Thursday, September 20, 2018, 6:00 PM | Leave Comment

The Dodd-Frank Act — also known as the Dodd-Frank Wall Reform and Consumer Protection Act — is a federal law that places stricter regulations on the financial industry and is enforced by the United States government.

The legislation was created to limit risk by promoting accountability and transparency for banking systems.

Due to the Great Recession of the early 2000s, one of the main goals of the act was to subject banks to harsher regulations.

How?

By creating the financial stability council to address major issues affecting the financial industry. That way, the government could possibly prevent another recession from happening again within the coming years.

So, by keeping the banking systems under a watchful eye, the act could possibly eliminate the dependence and borrowing of future taxpayer-dollars to bail out banking institutions.

The one question most people should be thinking about, however, is how does this affect us as consumers?

Although there are a number of ways this act can affect us, there are three worth noting:

  1. Homeowners Can Be Put in a Vulnerable Position

    Generally speaking, state and local taxes (SALT) are, by constitutional law, different from federal taxes. That, however, doesn’t mean that homeowners won’t be affected by existing mortgage rules. As of 2010, the new legislation expands an exemption that allows mortgage companies to purposely avoid escrowing taxes and insurances on home mortgages that are high in cost.

    This means that homeowners are now expected to make larger payments upfront — instead of relying on the bank to cover some of the cost. The rule was enforced to make sure that homeowners could do two things: afford their loans and afford additional cost for things like property taxes, state taxes, and federal taxes.

    As a result, the new requirements that homeowners have to hurdle could be crippling the housing market. How? Well, because potential homeowners — especially young ones — may not know exactly what they’re getting themselves into nowadays price-wise.

    Once you take into consideration different factors like taxes and insurance, people might discover how hard it is to actually come up with the money needed to make payments. In the most extreme cases, that could mean homeowners losing their property to the government or being forced to pay for insurance protection they didn’t ask for. This would mean that mortgage lenders would have more authority than the homeowners, which could really impact them financially.

  2. Racial Tension Might Escalate

    Since the Dodd-Frank Act requires banks to gather personal information from individuals before they’re approved for loans, certain individuals could be victimized. While these requirements were installed to prevent racial discrimination in the housing market from occurring, the truth is it can actually do the exact opposite.

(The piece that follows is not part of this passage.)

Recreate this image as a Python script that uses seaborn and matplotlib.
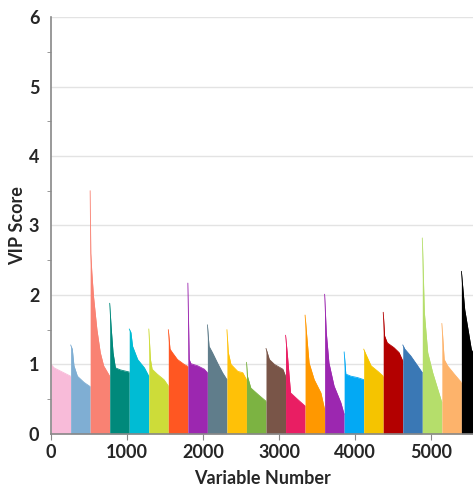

    According to the Huffington Post, before the Dodd-Frank Act came into play, evidence had shown that homeowners who belonged to different races had similar credit scores to their white counterparts. In some cases, these same individuals were also able to purchase homes in upper-class neighborhoods.

    Thanks to the Dodd-Frank Act, however, homeowners are now required to enter their race. Instead of putting things like “Asian American,” for example, potential homeowners have to enter whether they are Chinese, Japanese, Vietnamese, or Pacific Islander.

  3. Home Value in Rural America May Not Be Accurate

    Another possible flaw in the legislation involves property value in rural America. Since most homes located in rural areas don’t appraise for much, it can prevent potential homeowners from being eligible to borrow money from lenders. That means if the appraised value of the land the property sits on is lower-than-buyers’ purchasing price, the bank will refuse to lend the homeowner any money for their recent purchase.

    Unfortunately, because there’s no uniform rule that says otherwise, banks are able to get away with this and deny homeowners without penalty. That said, as homeowners, you always want to make sure that you aren’t asking for more than you can handle. The best way to do so is by not borrowing more than your home is worth.

In the end, while the Dodd-Frank Act has undoubtedly changed the way banking systems and other financial institutions operate within the United States, it’s not clear yet how long this law will stay in place. Only time will tell.